Anatomy of a Fall is a film that is great on the page first-and-foremost, but it is certainly not lacking sophistication in direction and specifically in the edit, the latter playing a key part in keeping us engaged, helping us to follow the complex information, and ensuring that Triet manages to fulfil her intention of implicating us in the trial alongside her heroine. The filmmaker wishes to tell of how our society is sexist in nature, and that pervading sexist attitudes uphold the structures that ultimately cost women when they need fairness the most. It’s a movie suited for our time, and one sophisticated enough to last.

It isn’t difficult to get swept along in the mystery and the drama of the story being played out in front of you, and Triet is intelligent in how she evolves her tale from a did-she-do-it to a more gendered thematic undertaking. There are long sequences of aggressive courtroom interrogations, scenes involving pacing barristers flapping their hands, while crime procedural elements are minimised. This all works to emphasise the truth underpinning this unique three-language release… that nobody ever believes women.


9. Maestro

Maestro Review

Bradley Cooper sprung upwards from the exciting foundations laid in his feature debut A Star Is Born (2018) to offer one of the year’s most cinematically astute and rewarding experiences, Maestro, his biopic of the United States’ first conductor to lead a major American symphony orchestra, Leonard Bernstein. It is a film as rich and detailed in the visual medium as the great composer’s work was in the audio realm.

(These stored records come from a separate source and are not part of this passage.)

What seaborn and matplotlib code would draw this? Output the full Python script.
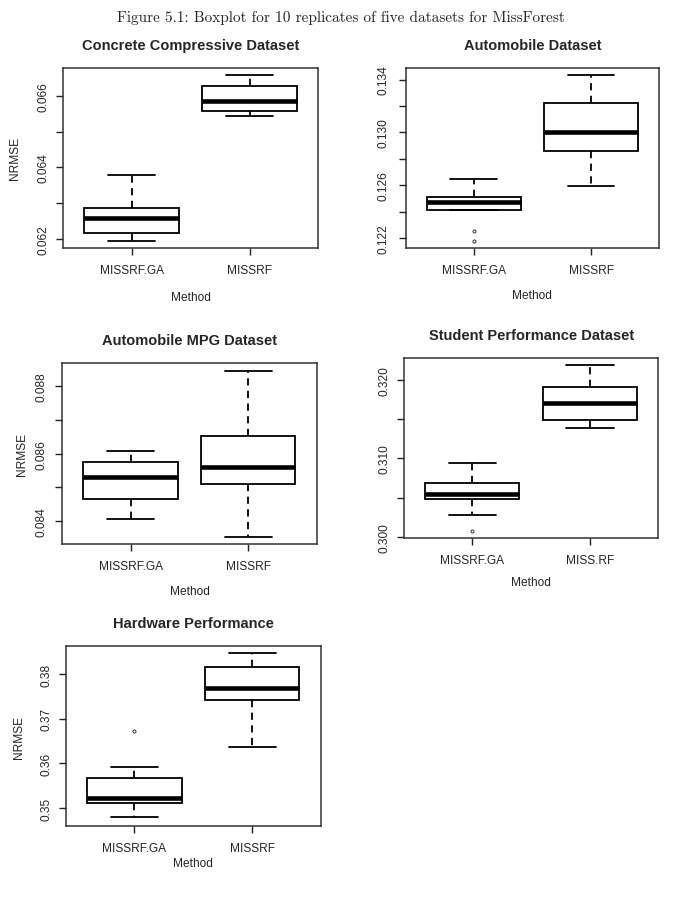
import pandas as pd

# visualization libraries
import matplotlib
matplotlib.use("Agg")
import matplotlib.pyplot as plt
import seaborn as sns

# set seaborn style
sns.set_style("ticks")
plt.rcParams['font.family'] = ['Liberation Sans', 'DejaVu Sans']

# 10 replicate NRMSE values per method
titles = ["Concrete Compressive Dataset", "Automobile Dataset",
          "Automobile MPG Dataset", "Student Performance Dataset",
          "Hardware Performance"]
methods = [["MISSRF.GA", "MISSRF"], ["MISSRF.GA", "MISSRF"],
           ["MISSRF.GA", "MISSRF"], ["MISSRF.GA", "MISS.RF"],
           ["MISSRF.GA", "MISSRF"]]

concrete_ga = [0.06194, 0.06205, 0.06216, 0.06216, 0.06258, 0.06258, 0.06286, 0.06286, 0.0632, 0.06378]
concrete_rf = [0.06543, 0.06550, 0.06559, 0.06559, 0.06587, 0.06587, 0.06629, 0.06629, 0.0664, 0.06658]
auto_ga = [0.12177, 0.12255, 0.12415, 0.12415, 0.12476, 0.12476, 0.12509, 0.12509, 0.1258, 0.12648]
auto_rf = [0.12595, 0.1272, 0.12856, 0.12856, 0.1300, 0.1300, 0.13222, 0.13222, 0.1330, 0.13436]
mpg_ga = [0.08406, 0.0844, 0.08466, 0.08466, 0.08531, 0.08531, 0.08574, 0.08574, 0.0859, 0.08607]
mpg_rf = [0.08352, 0.0845, 0.08511, 0.08511, 0.08560, 0.08560, 0.08653, 0.08653, 0.0875, 0.08846]
student_ga = [0.30076, 0.30284, 0.30483, 0.30483, 0.30542, 0.30542, 0.30686, 0.30686, 0.3080, 0.30940]
student_rf = [0.31390, 0.3145, 0.31492, 0.31492, 0.31700, 0.31700, 0.31911, 0.31911, 0.3205, 0.32187]
hardware_ga = [0.34805, 0.3500, 0.35112, 0.35112, 0.35217, 0.35217, 0.35670, 0.35670, 0.35926, 0.36731]
hardware_rf = [0.36360, 0.3700, 0.37433, 0.37433, 0.37700, 0.37700, 0.38157, 0.38157, 0.3830, 0.38478]

series = [(concrete_ga, concrete_rf), (auto_ga, auto_rf), (mpg_ga, mpg_rf),
          (student_ga, student_rf), (hardware_ga, hardware_rf)]

# y axis ticks (labels left blank where R dropped them)
yticks = [[0.062, 0.063, 0.064, 0.065, 0.066],
          [0.122, 0.124, 0.126, 0.128, 0.130, 0.132, 0.134],
          [0.084, 0.085, 0.086, 0.087, 0.088],
          [0.300, 0.305, 0.310, 0.315, 0.320],
          [0.35, 0.36, 0.37, 0.38]]
ylabels = [["0.062", "", "0.064", "", "0.066"],
           ["0.122", "", "0.126", "", "0.130", "", "0.134"],
           ["0.084", "", "0.086", "", "0.088"],
           ["0.300", "", "0.310", "", "0.320"],
           ["0.35", "0.36", "0.37", "0.38"]]
ylims = [(0.06175, 0.06678), (0.12124, 0.13486), (0.08332, 0.08868),
         (0.29987, 0.32272), (0.34590, 0.38628)]

# axes boxes in figure fractions
boxes = [[0.0931, 0.7246, 0.3767, 0.1991],
         [0.5993, 0.7246, 0.3742, 0.1988],
         [0.0920, 0.3971, 0.3758, 0.1999],
         [0.5968, 0.4038, 0.3756, 0.1988],
         [0.0975, 0.0848, 0.3762, 0.1991]]
show_ylabel = [True, False, True, False, True]
xlabel_pads = [10.5, 9, 9.5, 7, 1.8]
ylabel_pads = [11.5, 0, 5.5, 0, 11.5]
ytick_pads = [4.8, 6.6, 5.4, 4.8, 4.6]

fig = plt.figure(figsize=(6.77, 9.04), dpi=100)
fig.text(0.503, 0.988, "Figure 5.1: Boxplot for 10 replicates of five datasets for MissForest",
         ha='center', va='top', fontsize=11, family='cmr10')

for i in range(5):
    ax = fig.add_axes(boxes[i])
    ga, rf = series[i]
    df = pd.DataFrame({"Method": [methods[i][0]] * len(ga) + [methods[i][1]] * len(rf),
                       "NRMSE": ga + rf})
    sns.boxplot(data=df, x="Method", y="NRMSE", ax=ax, color="white",
                linecolor="black", linewidth=1.3, width=0.8, whis=1.5,
                whiskerprops=dict(linestyle=(0, (4, 3))),
                medianprops=dict(linewidth=3.3),
                flierprops=dict(marker='o', markersize=2.2, markerfacecolor='none',
                                markeredgecolor='#333', markeredgewidth=0.7))
    ax.set_xlim(-0.58, 1.58)
    ax.set_ylim(*ylims[i])
    ax.set_yticks(yticks[i])
    ax.set_yticklabels(ylabels[i], rotation=90, va='center', fontsize=8.6)
    for lab in ax.get_xticklabels():
        lab.set_fontsize(8.6)
    ax.tick_params(axis='both', length=5, width=1, color='#222')
    ax.tick_params(axis='x', pad=6.6)
    ax.tick_params(axis='y', pad=ytick_pads[i])
    for sp in ax.spines.values():
        sp.set_visible(True)
        sp.set_color('#333')
        sp.set_linewidth(1.1)
    ax.set_title(titles[i], fontsize=10.5, fontweight='bold', pad=14)
    ax.set_xlabel("Method", fontsize=8.6, labelpad=xlabel_pads[i])
    if show_ylabel[i]:
        ax.set_ylabel("NRMSE", fontsize=8.6, labelpad=ylabel_pads[i])
    else:
        ax.set_ylabel("")

fig.savefig("out.png", dpi=100)
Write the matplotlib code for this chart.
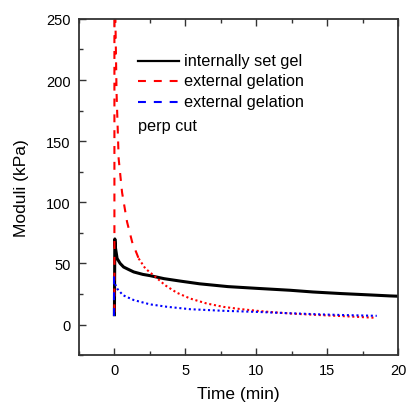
import matplotlib
matplotlib.use("Agg")
import matplotlib.pyplot as plt
from matplotlib.ticker import MultipleLocator

plt.rcParams['font.family'] = ['Liberation Sans', 'DejaVu Sans']

# internally set gel (black, solid)
t_int = [0.0, 0.03, 0.07, 0.19, 0.4, 0.65, 1.0, 1.36, 2.0, 2.5, 3.5, 4.65, 6.0, 8.0, 10.0, 12.4, 14.0, 16.0, 18.0, 19.4, 21.0]
v_int = [8, 70, 63, 54, 50, 47, 45, 43, 41, 40, 37.5, 35.5, 33.3, 31.0, 29.6, 28.0, 26.6, 25.3, 24.2, 23.4, 22.7]

# external gelation (red): dashed early part, dotted later part
t_ext_a = [0.0, 0.0, 0.05, 0.15, 0.3, 0.54, 0.89, 1.25, 1.71]
v_ext_a = [10, 280, 265, 190, 135.6, 108, 84, 67.5, 54]
t_ext_b = [1.71, 2.18, 2.89, 3.59, 4.4, 5.35, 6.5, 7.7, 8.9, 10.05, 11.2, 12.4, 13.5, 14.7, 16.0, 17.2, 18.4]
v_ext_b = [54, 45.8, 39, 32, 26, 21.2, 17.2, 14.4, 12.6, 11.2, 10.0, 9.0, 8.3, 7.6, 6.9, 6.2, 5.5]

# external gelation, perp cut (blue): dashed spike, dotted decay
t_perp_a = [0.0, 0.0]
v_perp_a = [7, 42]
t_perp_b = [0.05, 0.19, 0.6, 1.36, 2.5, 3.7, 5.35, 7.7, 10.05, 12.4, 14.7, 16.6, 18.5]
v_perp_b = [33, 29.4, 24, 20, 16.5, 14.5, 12.5, 11.2, 10.3, 9.2, 8.2, 7.6, 7.1]

legend_labels = ["internally set gel", "external gelation", "external gelation"]
legend_extra = "perp cut"

fig = plt.figure(figsize=(4.07, 4.06), dpi=100)
ax = fig.add_axes([0.194, 0.123, 0.784, 0.828])

ax.plot(t_int, v_int, color='black', lw=2.2, solid_joinstyle='round')
ax.plot(t_ext_a, v_ext_a, color='red', lw=1.5, linestyle=(0, (3.8, 3.8)))
ax.plot(t_ext_b, v_ext_b, color='red', lw=1.5, linestyle=(0, (1, 1.3)))
ax.plot(t_perp_a, v_perp_a, color='blue', lw=1.5, linestyle=(0, (3.8, 3.8)))
ax.plot(t_perp_b, v_perp_b, color='blue', lw=1.5, linestyle=(0, (1, 1.3)))

ax.set_xlim(-2.5, 20)
ax.set_ylim(-25, 250)
ax.xaxis.set_major_locator(MultipleLocator(5))
ax.xaxis.set_minor_locator(MultipleLocator(2.5))
ax.yaxis.set_major_locator(MultipleLocator(50))
ax.yaxis.set_minor_locator(MultipleLocator(25))

for s in ax.spines.values():
    s.set_linewidth(1.3)
    s.set_color('#333333')
ax.tick_params(which='both', direction='in', top=True, right=False, labelsize=10.5, color='#333333', width=1.0)
ax.tick_params(which='major', length=5, pad=6)
ax.tick_params(which='minor', length=3)

ax.set_xlabel('Time (min)', fontsize=12.5, labelpad=6)
ax.set_ylabel('Moduli (kPa)', fontsize=12.5, labelpad=12)

# legend drawn in axes coordinates
styles = [dict(color='black', lw=1.6, linestyle='-'),
          dict(color='red', lw=1.5, linestyle=(0, (3.8, 3.8))),
          dict(color='blue', lw=1.5, linestyle=(0, (3.8, 3.8)))]
ys = [0.876, 0.816, 0.753]
for lab, st, yy in zip(legend_labels, styles, ys):
    ax.plot([0.185, 0.313], [yy, yy], transform=ax.transAxes, **st)
    ax.text(0.329, yy, lab, transform=ax.transAxes, fontsize=11.7, va='center', ha='left')
ax.text(0.186, 0.684, legend_extra, transform=ax.transAxes, fontsize=11.7, va='center', ha='left')

fig.savefig('out.png', dpi=100)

Fronted on the screen by Cooper himself in a highly respectable lead performance, and supported with great conviction by Carey Mulligan in another awards-worthy turn to add to her ever-growing list, Bernstein and his lifelong partner Felicia Montealegre are the combined subjects of this emotive pseudo biopic, Cooper and screenwriter Josh Singer telling of their famous relationship that spanned decades and many a controversy. Maestro isn’t the all-angles Leonard Bernstein biopic that many had expected, and as such it has been met with negativity by those expecting Bernstein’s past controversies and music-making genius to be more deeply explored, but for the relationship drama that it is – and the way the conducting scenes function in conjunction with the developments in the central relationship – there is a lot to enjoy; the audio-visual elements working together to enrich the text beyond the page.

The greatest achievement of this Netflix Original film is without a doubt the cinematography. Matthew Libatique (who usually works with Darren Aronofsky) transitions from some of the best black and white shadow work in years to a colour palette similar to those of 1960s relationship dramas, all the while sticking to a boxed 1.33:1 frame that both encapsulates the real-life couple’s lives being lived out on people’s television screens and also lends this already cinematic visual offering an added sense of depth to every choice both within the frame and behind the scenes. This is one film that looks so fantastic and says so much without words that the visual elements of the filmmaking cannot be ignored; Maestro is simply too good to look away from.